Exercise aim -
Find every line containing the word "that" and report the count, nothing more.

Records for the task -

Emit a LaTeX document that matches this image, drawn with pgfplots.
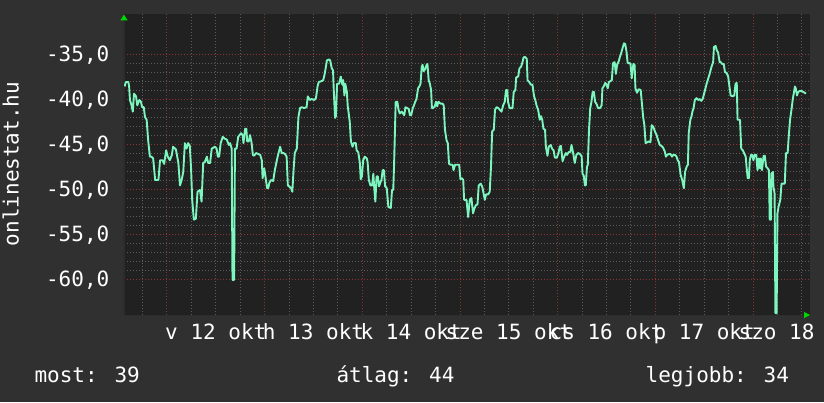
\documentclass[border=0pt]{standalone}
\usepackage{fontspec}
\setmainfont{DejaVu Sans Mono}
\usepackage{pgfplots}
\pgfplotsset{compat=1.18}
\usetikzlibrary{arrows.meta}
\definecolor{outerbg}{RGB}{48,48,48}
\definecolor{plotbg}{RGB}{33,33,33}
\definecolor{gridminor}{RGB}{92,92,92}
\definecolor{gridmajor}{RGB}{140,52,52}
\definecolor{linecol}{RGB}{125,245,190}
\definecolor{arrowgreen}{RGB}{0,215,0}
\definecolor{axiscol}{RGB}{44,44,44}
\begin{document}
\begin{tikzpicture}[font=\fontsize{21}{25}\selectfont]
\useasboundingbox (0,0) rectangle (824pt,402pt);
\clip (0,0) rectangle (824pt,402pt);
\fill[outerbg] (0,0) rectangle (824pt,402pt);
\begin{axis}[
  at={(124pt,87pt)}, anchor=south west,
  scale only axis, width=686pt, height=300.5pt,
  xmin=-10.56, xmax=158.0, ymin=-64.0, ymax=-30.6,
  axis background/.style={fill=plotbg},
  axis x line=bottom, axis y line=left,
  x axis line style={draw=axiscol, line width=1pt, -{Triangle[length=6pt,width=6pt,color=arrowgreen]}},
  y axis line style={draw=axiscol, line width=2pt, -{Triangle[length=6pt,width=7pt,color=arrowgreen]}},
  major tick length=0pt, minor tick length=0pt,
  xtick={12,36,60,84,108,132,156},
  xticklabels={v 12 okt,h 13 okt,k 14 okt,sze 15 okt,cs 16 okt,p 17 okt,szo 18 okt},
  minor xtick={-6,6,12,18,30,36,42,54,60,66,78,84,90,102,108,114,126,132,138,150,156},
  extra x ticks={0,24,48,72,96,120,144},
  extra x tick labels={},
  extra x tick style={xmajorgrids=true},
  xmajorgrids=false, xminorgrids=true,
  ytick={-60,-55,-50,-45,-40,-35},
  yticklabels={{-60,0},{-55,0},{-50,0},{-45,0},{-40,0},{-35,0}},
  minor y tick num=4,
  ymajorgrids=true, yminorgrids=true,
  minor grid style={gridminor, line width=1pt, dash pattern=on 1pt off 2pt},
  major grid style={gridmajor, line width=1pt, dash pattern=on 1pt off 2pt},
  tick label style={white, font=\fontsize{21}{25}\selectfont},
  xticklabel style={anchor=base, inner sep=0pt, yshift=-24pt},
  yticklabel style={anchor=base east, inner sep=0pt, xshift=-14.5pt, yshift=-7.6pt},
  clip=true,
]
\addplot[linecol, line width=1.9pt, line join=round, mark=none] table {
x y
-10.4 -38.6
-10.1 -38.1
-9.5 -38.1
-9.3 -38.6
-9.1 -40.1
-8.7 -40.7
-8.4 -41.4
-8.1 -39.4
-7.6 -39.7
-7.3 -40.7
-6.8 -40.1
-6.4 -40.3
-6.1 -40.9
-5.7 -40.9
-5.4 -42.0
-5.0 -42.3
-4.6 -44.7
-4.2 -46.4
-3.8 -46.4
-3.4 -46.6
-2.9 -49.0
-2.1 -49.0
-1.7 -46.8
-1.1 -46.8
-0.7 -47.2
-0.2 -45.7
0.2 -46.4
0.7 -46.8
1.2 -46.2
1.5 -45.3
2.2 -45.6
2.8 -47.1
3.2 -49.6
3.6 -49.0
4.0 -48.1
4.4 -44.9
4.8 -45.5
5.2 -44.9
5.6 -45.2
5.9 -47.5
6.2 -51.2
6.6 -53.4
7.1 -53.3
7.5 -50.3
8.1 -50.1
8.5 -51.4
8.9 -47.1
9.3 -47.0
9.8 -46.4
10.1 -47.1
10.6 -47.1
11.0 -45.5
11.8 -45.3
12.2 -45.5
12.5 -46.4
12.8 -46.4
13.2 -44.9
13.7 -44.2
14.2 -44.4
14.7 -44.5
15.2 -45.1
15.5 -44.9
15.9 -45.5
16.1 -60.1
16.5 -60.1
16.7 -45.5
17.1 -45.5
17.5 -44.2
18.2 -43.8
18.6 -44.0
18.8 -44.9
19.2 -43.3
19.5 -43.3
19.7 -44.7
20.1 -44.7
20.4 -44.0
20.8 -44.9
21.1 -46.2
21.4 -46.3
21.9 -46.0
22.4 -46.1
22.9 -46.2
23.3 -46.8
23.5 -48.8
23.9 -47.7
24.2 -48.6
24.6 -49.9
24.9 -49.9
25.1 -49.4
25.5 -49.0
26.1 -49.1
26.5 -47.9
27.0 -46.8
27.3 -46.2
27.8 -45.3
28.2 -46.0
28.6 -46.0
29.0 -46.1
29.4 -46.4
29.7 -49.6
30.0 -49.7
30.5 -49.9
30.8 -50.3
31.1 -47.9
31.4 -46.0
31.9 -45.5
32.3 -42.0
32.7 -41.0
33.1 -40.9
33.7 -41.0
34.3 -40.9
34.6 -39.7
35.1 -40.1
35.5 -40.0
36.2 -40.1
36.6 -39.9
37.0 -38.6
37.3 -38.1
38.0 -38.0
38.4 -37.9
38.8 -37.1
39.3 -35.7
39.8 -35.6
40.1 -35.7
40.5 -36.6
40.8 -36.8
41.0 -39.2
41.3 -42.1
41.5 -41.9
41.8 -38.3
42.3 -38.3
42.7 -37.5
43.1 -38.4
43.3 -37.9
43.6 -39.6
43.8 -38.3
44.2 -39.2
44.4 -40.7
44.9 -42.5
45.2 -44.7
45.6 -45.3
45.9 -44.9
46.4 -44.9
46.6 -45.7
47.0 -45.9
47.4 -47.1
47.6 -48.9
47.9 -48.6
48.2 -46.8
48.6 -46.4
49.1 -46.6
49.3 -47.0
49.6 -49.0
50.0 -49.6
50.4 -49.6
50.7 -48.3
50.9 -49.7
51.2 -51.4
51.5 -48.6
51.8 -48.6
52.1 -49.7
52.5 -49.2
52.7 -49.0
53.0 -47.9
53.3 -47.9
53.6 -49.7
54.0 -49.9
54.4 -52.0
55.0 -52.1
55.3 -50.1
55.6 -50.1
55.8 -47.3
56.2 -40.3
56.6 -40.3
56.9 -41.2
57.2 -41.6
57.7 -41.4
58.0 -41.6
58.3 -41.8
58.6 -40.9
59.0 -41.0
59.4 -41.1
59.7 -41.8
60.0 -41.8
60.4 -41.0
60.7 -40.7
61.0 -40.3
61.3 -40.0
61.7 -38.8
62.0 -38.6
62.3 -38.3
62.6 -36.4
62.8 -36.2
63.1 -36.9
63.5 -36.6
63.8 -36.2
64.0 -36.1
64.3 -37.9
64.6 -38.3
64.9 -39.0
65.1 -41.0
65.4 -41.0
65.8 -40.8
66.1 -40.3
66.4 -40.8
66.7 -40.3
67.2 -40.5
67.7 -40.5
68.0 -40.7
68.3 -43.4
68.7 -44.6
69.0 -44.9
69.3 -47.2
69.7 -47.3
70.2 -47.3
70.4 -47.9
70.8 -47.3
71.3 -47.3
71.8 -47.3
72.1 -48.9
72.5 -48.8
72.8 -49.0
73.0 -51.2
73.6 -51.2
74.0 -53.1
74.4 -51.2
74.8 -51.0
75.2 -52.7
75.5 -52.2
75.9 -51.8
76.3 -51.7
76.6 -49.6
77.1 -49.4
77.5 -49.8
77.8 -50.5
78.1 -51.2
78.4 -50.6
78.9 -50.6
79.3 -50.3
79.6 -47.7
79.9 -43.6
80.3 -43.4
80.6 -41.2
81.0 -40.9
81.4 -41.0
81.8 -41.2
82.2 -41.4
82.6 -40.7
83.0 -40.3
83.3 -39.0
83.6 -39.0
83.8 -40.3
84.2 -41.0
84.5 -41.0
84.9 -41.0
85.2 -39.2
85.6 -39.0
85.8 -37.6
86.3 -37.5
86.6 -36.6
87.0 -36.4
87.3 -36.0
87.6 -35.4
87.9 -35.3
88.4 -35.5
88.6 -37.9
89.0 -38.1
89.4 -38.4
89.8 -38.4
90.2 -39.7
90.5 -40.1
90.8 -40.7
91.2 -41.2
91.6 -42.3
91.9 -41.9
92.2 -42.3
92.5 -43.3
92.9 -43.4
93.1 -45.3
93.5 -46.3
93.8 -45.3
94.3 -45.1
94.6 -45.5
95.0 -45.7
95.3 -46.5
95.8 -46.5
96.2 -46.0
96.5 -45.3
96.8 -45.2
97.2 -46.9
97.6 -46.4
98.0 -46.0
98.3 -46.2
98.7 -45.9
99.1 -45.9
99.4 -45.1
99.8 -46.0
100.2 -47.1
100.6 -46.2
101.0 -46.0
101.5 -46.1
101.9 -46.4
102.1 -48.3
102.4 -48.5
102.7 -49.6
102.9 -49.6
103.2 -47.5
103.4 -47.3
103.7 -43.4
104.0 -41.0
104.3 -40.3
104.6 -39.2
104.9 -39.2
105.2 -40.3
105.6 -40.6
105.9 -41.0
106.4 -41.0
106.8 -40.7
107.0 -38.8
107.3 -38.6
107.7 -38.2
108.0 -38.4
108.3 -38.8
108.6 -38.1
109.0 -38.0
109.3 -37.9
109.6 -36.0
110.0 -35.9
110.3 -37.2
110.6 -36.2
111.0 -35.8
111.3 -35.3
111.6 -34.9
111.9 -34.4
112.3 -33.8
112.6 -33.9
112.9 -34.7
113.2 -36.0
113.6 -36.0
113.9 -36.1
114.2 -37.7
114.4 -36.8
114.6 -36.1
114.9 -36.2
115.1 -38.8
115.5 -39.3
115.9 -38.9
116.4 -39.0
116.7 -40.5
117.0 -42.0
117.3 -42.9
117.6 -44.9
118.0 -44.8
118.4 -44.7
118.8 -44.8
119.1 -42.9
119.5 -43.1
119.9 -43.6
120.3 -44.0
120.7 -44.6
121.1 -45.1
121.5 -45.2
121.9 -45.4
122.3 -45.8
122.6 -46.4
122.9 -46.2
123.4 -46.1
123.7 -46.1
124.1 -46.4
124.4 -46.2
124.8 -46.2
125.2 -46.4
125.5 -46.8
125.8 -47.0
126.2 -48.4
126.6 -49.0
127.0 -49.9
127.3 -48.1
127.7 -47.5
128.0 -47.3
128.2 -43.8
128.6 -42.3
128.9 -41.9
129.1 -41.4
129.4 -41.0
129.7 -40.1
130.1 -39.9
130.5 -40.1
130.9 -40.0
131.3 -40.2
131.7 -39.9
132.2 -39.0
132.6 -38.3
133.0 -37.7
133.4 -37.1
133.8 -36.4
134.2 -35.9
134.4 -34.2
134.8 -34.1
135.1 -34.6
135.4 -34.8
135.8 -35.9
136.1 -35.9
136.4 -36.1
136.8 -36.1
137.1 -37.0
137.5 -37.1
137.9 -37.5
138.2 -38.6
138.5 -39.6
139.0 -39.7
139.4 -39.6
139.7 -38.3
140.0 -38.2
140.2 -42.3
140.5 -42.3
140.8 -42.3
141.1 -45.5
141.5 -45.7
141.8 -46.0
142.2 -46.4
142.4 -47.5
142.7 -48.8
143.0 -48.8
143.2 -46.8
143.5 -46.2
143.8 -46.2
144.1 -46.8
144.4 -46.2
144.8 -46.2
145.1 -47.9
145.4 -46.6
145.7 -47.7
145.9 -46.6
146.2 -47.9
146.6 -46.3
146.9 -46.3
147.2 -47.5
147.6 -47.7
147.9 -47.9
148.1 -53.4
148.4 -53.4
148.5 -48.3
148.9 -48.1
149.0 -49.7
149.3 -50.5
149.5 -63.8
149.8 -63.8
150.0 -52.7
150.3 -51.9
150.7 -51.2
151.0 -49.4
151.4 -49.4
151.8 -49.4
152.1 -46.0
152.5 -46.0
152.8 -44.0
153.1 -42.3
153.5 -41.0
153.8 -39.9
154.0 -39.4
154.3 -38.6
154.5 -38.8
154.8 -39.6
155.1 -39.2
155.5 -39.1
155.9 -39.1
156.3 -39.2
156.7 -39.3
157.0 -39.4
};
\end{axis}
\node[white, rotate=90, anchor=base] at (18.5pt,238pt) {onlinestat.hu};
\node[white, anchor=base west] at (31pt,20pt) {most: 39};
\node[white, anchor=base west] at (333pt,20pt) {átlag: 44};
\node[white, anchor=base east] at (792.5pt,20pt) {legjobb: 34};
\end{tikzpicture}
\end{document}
==
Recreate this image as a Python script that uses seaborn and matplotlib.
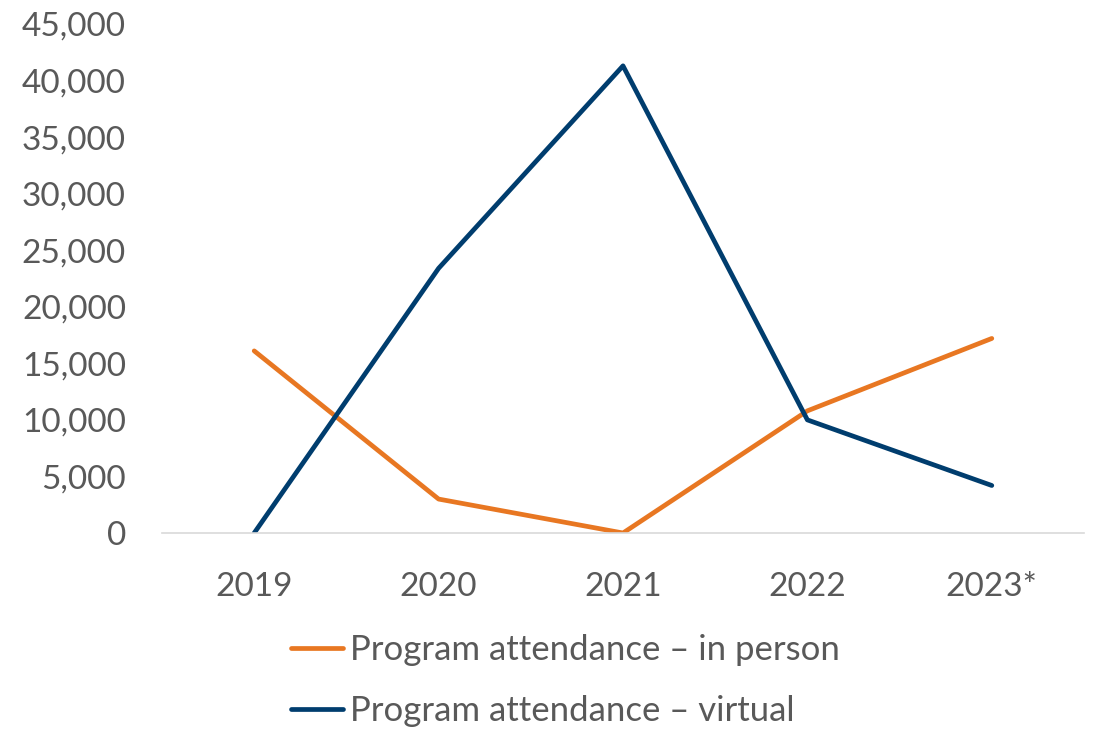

Written response -
2